━━━ MATERIAL ━━━

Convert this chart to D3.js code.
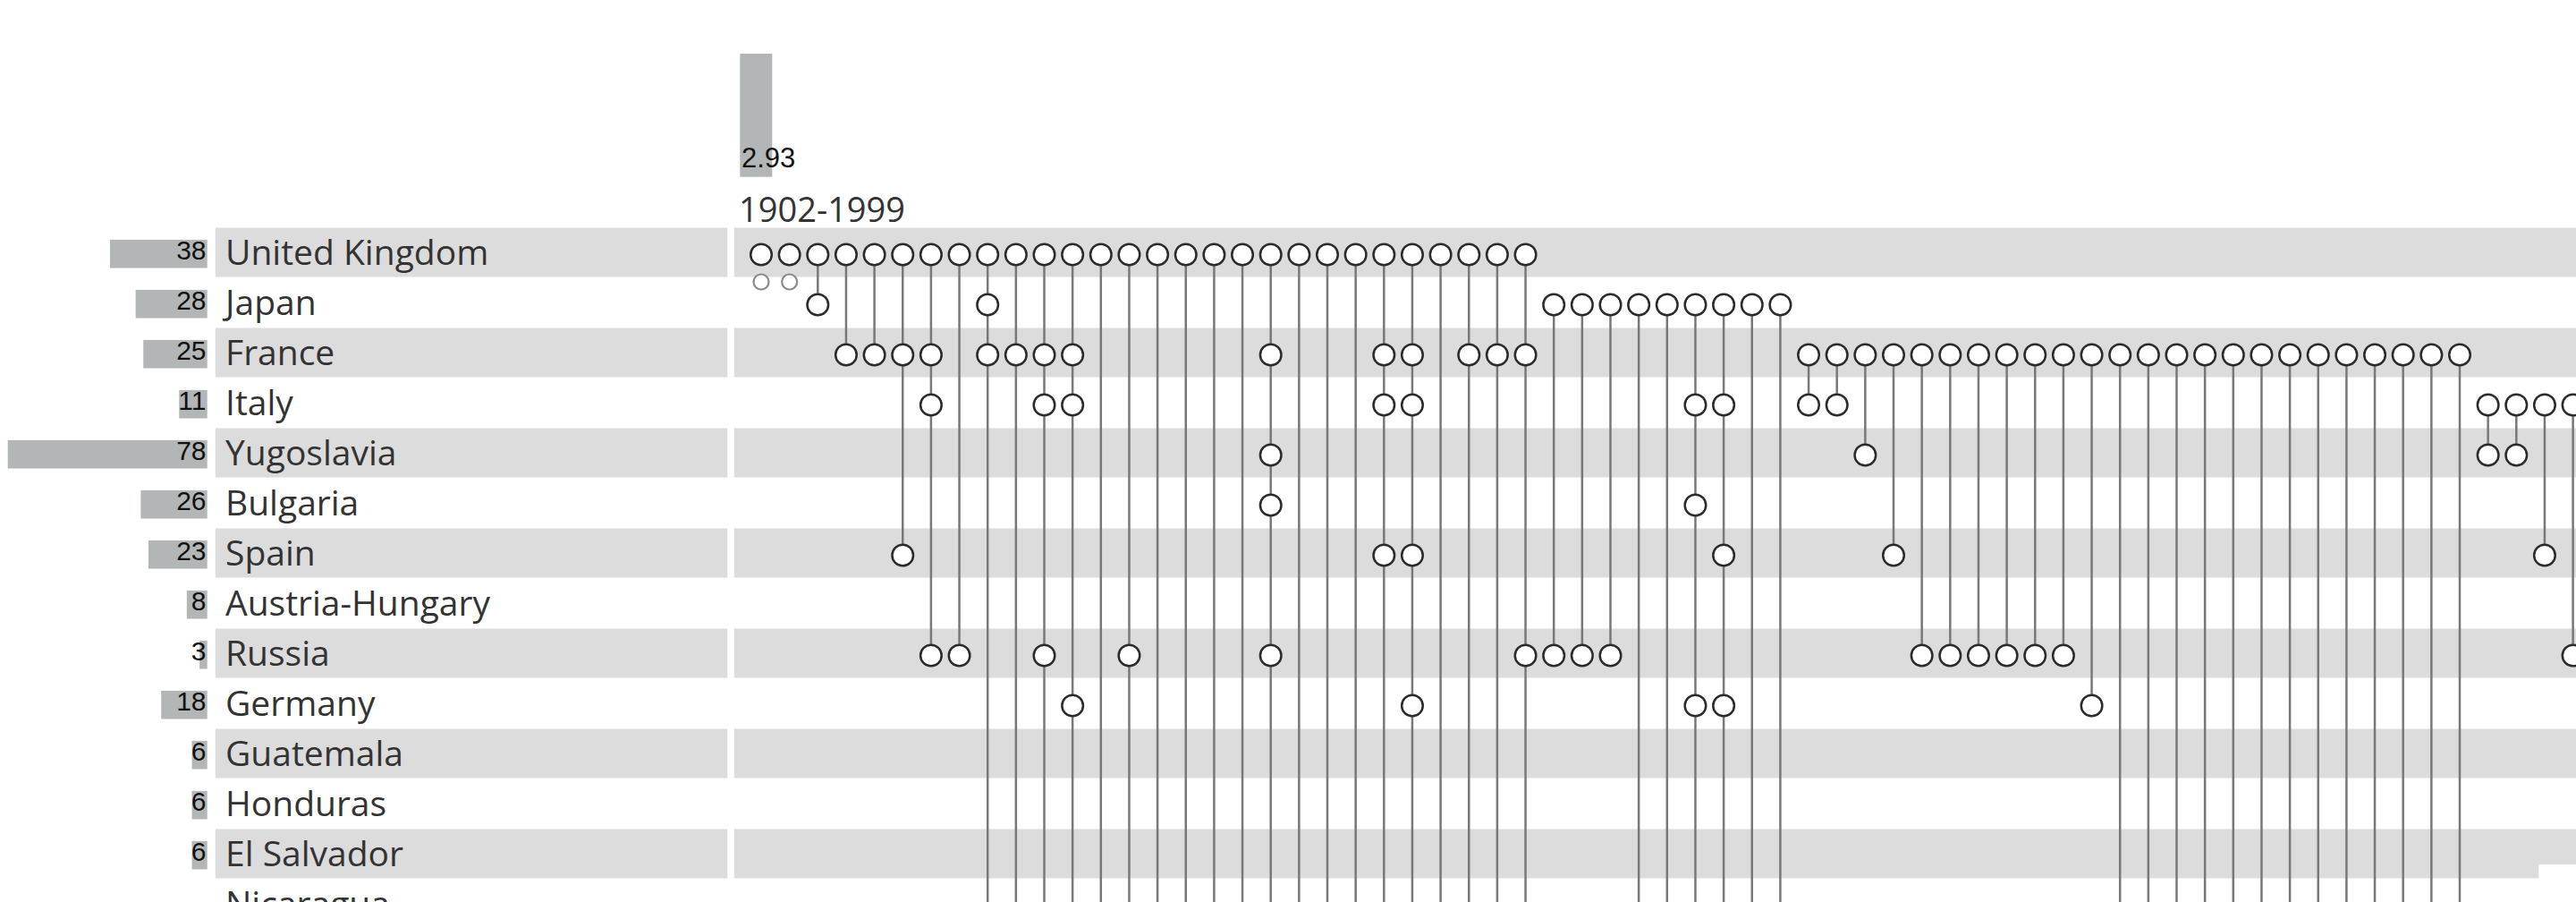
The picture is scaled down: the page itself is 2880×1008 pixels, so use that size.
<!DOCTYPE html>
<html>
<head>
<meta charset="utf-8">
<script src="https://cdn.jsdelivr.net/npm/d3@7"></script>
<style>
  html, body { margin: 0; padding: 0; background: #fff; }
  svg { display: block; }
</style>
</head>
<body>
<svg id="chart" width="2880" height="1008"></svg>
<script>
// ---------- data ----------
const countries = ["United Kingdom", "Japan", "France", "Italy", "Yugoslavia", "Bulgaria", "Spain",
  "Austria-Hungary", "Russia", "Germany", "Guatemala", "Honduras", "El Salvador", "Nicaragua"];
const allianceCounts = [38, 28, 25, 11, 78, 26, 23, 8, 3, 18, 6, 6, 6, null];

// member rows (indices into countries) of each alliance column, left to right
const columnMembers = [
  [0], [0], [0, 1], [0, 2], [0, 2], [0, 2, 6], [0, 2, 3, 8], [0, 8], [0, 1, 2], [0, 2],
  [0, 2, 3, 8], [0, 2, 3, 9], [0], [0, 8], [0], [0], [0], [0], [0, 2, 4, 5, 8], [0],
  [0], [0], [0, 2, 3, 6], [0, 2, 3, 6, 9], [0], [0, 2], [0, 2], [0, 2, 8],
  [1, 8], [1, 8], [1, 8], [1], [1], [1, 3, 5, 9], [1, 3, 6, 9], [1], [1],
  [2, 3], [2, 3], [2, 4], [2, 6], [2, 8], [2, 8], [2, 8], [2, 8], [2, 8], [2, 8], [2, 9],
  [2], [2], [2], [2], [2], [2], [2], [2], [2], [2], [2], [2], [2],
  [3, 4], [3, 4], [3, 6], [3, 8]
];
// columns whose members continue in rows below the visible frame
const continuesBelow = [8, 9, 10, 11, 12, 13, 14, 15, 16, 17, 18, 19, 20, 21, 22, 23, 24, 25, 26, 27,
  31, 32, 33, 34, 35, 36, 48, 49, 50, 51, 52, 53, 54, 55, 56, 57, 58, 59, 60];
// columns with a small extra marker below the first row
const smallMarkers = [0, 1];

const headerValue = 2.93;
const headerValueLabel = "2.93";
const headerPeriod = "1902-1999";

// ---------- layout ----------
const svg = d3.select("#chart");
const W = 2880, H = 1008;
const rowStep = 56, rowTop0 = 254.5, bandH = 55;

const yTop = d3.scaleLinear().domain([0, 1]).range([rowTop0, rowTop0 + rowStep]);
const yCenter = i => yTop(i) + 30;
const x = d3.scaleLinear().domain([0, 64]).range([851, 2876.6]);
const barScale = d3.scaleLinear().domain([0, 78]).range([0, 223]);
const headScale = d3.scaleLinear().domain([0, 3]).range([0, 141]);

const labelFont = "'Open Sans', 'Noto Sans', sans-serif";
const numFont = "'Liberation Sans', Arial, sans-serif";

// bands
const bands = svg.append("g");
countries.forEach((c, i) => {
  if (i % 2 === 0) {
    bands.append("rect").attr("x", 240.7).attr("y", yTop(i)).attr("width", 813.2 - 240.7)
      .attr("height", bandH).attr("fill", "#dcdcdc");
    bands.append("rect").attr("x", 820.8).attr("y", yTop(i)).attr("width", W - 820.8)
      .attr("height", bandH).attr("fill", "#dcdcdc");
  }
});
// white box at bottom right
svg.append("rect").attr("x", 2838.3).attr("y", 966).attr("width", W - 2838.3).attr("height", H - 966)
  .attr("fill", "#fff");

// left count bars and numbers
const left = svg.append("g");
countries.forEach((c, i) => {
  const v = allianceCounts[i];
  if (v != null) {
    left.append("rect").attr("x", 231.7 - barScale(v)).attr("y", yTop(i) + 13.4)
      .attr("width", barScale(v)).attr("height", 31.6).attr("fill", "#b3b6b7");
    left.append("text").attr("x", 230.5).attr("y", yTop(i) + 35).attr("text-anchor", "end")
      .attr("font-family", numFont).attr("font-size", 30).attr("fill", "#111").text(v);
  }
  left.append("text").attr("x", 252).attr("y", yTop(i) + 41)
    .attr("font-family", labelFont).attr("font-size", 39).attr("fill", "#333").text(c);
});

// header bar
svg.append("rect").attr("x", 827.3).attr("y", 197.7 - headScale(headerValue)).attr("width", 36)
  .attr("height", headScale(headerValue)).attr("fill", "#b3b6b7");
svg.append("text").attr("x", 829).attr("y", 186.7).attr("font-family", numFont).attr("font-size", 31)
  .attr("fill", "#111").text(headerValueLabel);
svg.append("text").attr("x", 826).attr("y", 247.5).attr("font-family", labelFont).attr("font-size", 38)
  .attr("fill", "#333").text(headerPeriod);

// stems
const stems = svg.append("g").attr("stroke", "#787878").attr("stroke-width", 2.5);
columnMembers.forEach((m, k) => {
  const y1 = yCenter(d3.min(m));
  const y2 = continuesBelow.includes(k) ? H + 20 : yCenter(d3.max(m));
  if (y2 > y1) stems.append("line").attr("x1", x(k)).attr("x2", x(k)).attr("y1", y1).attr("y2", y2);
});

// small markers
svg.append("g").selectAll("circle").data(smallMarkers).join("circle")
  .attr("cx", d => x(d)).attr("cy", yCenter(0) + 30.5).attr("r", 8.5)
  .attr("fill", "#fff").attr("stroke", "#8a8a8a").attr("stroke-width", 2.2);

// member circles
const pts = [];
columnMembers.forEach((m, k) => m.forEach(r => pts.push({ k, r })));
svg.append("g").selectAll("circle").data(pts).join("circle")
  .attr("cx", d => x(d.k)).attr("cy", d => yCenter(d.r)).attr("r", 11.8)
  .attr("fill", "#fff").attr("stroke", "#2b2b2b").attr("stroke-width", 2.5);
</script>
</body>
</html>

━━━

■ **WHAT YOU WILL DO**: Please restate the material above line by line, exactly, beginning at its first line and ending with the line that contains "6, 6, null];", without any pictures.

■ **ANSWER TO THE TASK**:
Convert this chart to D3.js code.
The picture is scaled down: the page itself is 2880×1008 pixels, so use that size.
<!DOCTYPE html>
<html>
<head>
<meta charset="utf-8">
<script src="https://cdn.jsdelivr.net/npm/d3@7"></script>
<style>
  html, body { margin: 0; padding: 0; background: #fff; }
  svg { display: block; }
</style>
</head>
<body>
<svg id="chart" width="2880" height="1008"></svg>
<script>
// ---------- data ----------
const countries = ["United Kingdom", "Japan", "France", "Italy", "Yugoslavia", "Bulgaria", "Spain",
  "Austria-Hungary", "Russia", "Germany", "Guatemala", "Honduras", "El Salvador", "Nicaragua"];
const allianceCounts = [38, 28, 25, 11, 78, 26, 23, 8, 3, 18, 6, 6, 6, null];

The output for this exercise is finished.